--- Start of Supplied data ---

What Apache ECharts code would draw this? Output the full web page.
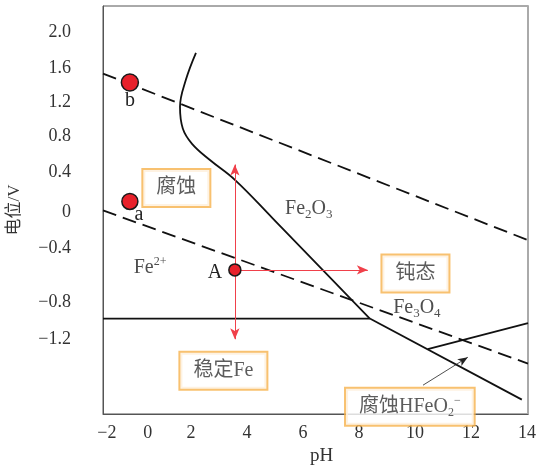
<!DOCTYPE html>
<html>
<head>
<meta charset="utf-8">
<script src="https://cdn.jsdelivr.net/npm/echarts@6/dist/echarts.min.js"></script>
<style>
  html, body {margin: 0; padding: 0; background: #fff;}
  #chart {width: 537px; height: 467px;}
</style>
</head>
<body>
<div id="chart"></div>
<script>
// axis ranges (pH, V)
const xMin = -1.14, xMax = 14.04;
const yMin = -2.24, yMax = 2.29;

// tick labels, placed where the reference prints them
const xTickPos = [-1.0, 0.46, 2, 4, 6, 8, 10, 12, 14];
const xTickText = ['−2', '0', '2', '4', '6', '8', '10', '12', '14'];
const yTickPos = [2.0, 1.6, 1.22, 0.84, 0.44, 0, -0.4, -1.0, -1.41];
const yTickText = ['2.0', '1.6', '1.2', '0.8', '0.4', '0', '−0.4', '−0.8', '−1.2'];

// boundary lines
const lineO2 = [[-1.14, 1.54], [14.04, -0.31]];
const lineH2 = [[-1.14, 0.02], [14.04, -1.68]];
const curveFe2O3 = [[2.18, 1.77], [1.82, 1.47], [1.61, 1.17], [1.71, 0.93], [2.04, 0.76],
  [2.68, 0.58], [3.57, 0.36], [4.93, -0.07], [8.39, -1.18]];
const lineFe = [[-1.14, -1.18], [8.39, -1.18]];
const lineFeOx = [[8.39, -1.18], [13.82, -2.08]];
const lineHFeO2 = [[10.46, -1.52], [14.04, -1.23]];

// marked points
const pointNames = ['b', 'a', 'A'];
const pointCoords = [[-0.18, 1.44], [-0.18, 0.12], [3.57, -0.64]];

// arrows
const redArrows = [
  [[3.57, -0.64], [3.57, 0.53]],
  [[3.57, -0.64], [3.57, -1.41]],
  [[3.57, -0.64], [8.32, -0.64]]
];
const blackArrow = [[10.29, -1.92], [11.89, -1.61]];

// region names
const regionText = ['{fm|Fe}{sup|2+}', '{fm|Fe}{sub|2}{fm|O}{sub|3}', '{fm|Fe}{sub|3}{fm|O}{sub|4}'];
const regionCoords = [[0.54, -0.62], [6.21, 0.04], [10.07, -1.06]];

// boxed notes
const boxText = ['{b|腐蚀}', '{b|稳定Fe}', '{b|钝态}', '{b|腐蚀HFeO}{bsub|2}{bsup|−}'];
const boxCoords = [[1.48, 0.27], [3.16, -1.76], [10.02, -0.68], [9.82, -2.16]];

const serif = "'Liberation Serif', 'Noto Sans CJK SC', serif";
const pick = (pos, text) => v => {
  const i = pos.findIndex(p => Math.abs(p - v) < 1e-6);
  return i >= 0 ? text[i] : '';
};

const rich = {
  fm: {fontFamily: serif, fontSize: 20, color: '#222', lineHeight: 24},
  sub: {fontFamily: serif, fontSize: 13, color: '#222', lineHeight: 12, verticalAlign: 'bottom'},
  sup: {fontFamily: serif, fontSize: 12, color: '#222', lineHeight: 12, verticalAlign: 'top'},
  b: {fontFamily: serif, fontSize: 20, color: '#333', lineHeight: 24},
  bsub: {fontFamily: serif, fontSize: 12, color: '#333', lineHeight: 12, verticalAlign: 'bottom'},
  bsup: {fontFamily: serif, fontSize: 12, color: '#333', lineHeight: 12, verticalAlign: 'top'}
};

const solid = {color: '#111', width: 1.8};
const dashed = {color: '#111', width: 1.8, type: [14, 7]};
const seg = (pairs) => pairs.map(p => [{coord: p[0]}, {coord: p[1]}]);

const chart = echarts.init(document.getElementById('chart'));
chart.setOption({
  animation: false,
  grid: {
    left: 103, right: 9, top: 6, bottom: 53,
    show: true, borderColor: '#555', borderWidth: 1,
    outerBoundsMode: 'none'
  },
  xAxis: {
    type: 'value', min: xMin, max: xMax,
    name: 'pH', nameLocation: 'middle', nameGap: 29,
    nameTextStyle: {fontFamily: serif, fontSize: 19, color: '#333', padding: [0, 0, 0, 12]},
    axisLine: {show: true, onZero: false, lineStyle: {color: '#555', width: 1}},
    axisTick: {show: false},
    splitLine: {show: false},
    axisLabel: {
      customValues: xTickPos, formatter: pick(xTickPos, xTickText),
      fontFamily: serif, fontSize: 18, color: '#333', margin: 10
    }
  },
  yAxis: [{
    type: 'value', min: yMin, max: yMax,
    name: '电位/V', nameLocation: 'middle', nameGap: 80,
    nameTextStyle: {fontFamily: serif, fontSize: 17, color: '#333'},
    axisLine: {show: true, onZero: false, lineStyle: {color: '#555', width: 1}},
    axisTick: {show: false},
    splitLine: {show: false},
    axisLabel: {
      customValues: yTickPos, formatter: pick(yTickPos, yTickText),
      fontFamily: serif, fontSize: 18, color: '#333', margin: 32
    }
  }, {
    type: 'value', min: yMin, max: yMax, position: 'right',
    axisLine: {show: true, onZero: false, lineStyle: {color: '#aaa', width: 2}},
    axisTick: {show: false}, axisLabel: {show: false}, splitLine: {show: false}
  }],
  series: [
    {type: 'line', data: lineO2, symbol: 'none', lineStyle: dashed},
    {type: 'line', data: lineH2, symbol: 'none', lineStyle: dashed},
    {type: 'line', data: curveFe2O3, symbol: 'none', smooth: 0.4, lineStyle: solid},
    {type: 'line', data: lineFe, symbol: 'none', lineStyle: solid},
    {type: 'line', data: lineFeOx, symbol: 'none', lineStyle: solid},
    {type: 'line', data: lineHFeO2, symbol: 'none', lineStyle: solid},
    {
      type: 'line', data: [], silent: true,
      markLine: {
        silent: true, symbol: ['none', 'arrow'], symbolSize: [7, 11],
        label: {show: false},
        lineStyle: {color: '#f0404a', width: 1, type: 'solid'},
        itemStyle: {color: '#ee2530'},
        data: seg(redArrows)
      }
    },
    {
      type: 'line', data: [], silent: true,
      markLine: {
        silent: true, symbol: ['none', 'arrow'], symbolSize: [6, 10],
        label: {show: false},
        lineStyle: {color: '#222', width: 0.8, type: 'solid'},
        itemStyle: {color: '#222'},
        data: seg([blackArrow])
      }
    },
    {
      type: 'scatter', z: 5,
      data: pointCoords.map((c, i) => ({
        value: c,
        symbolSize: [17, 16, 12][i],
        label: {offset: [[0, 18], [9, 13], [-20, 3]][i]}
      })),
      itemStyle: {color: '#e8212b', borderColor: '#1a1a1a', borderWidth: 1.5, opacity: 1},
      label: {
        show: true, position: 'inside',
        formatter: p => pointNames[p.dataIndex],
        fontFamily: serif, fontSize: 20, color: '#222'
      }
    },
    {
      type: 'scatter', symbolSize: 0, z: 6,
      data: regionCoords,
      label: {
        show: true, position: 'inside',
        formatter: p => regionText[p.dataIndex],
        rich: rich
      }
    },
    {
      type: 'scatter', symbolSize: 0, z: 7,
      data: boxCoords,
      label: {
        show: true, position: 'inside',
        formatter: p => boxText[p.dataIndex],
        rich: rich,
        backgroundColor: '#fff', borderColor: '#f6b14c', borderWidth: 2,
        padding: [6, 13]
      }
    }
  ]
});
</script>
</body>
</html>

--- End of Supplied data ---

Goal: Skip every picture and return the lines above from the top through the one that contains "const yMin = -2.24, yMax = 2.29;".

The response:
What Apache ECharts code would draw this? Output the full web page.
<!DOCTYPE html>
<html>
<head>
<meta charset="utf-8">
<script src="https://cdn.jsdelivr.net/npm/echarts@6/dist/echarts.min.js"></script>
<style>
  html, body {margin: 0; padding: 0; background: #fff;}
  #chart {width: 537px; height: 467px;}
</style>
</head>
<body>
<div id="chart"></div>
<script>
// axis ranges (pH, V)
const xMin = -1.14, xMax = 14.04;
const yMin = -2.24, yMax = 2.29;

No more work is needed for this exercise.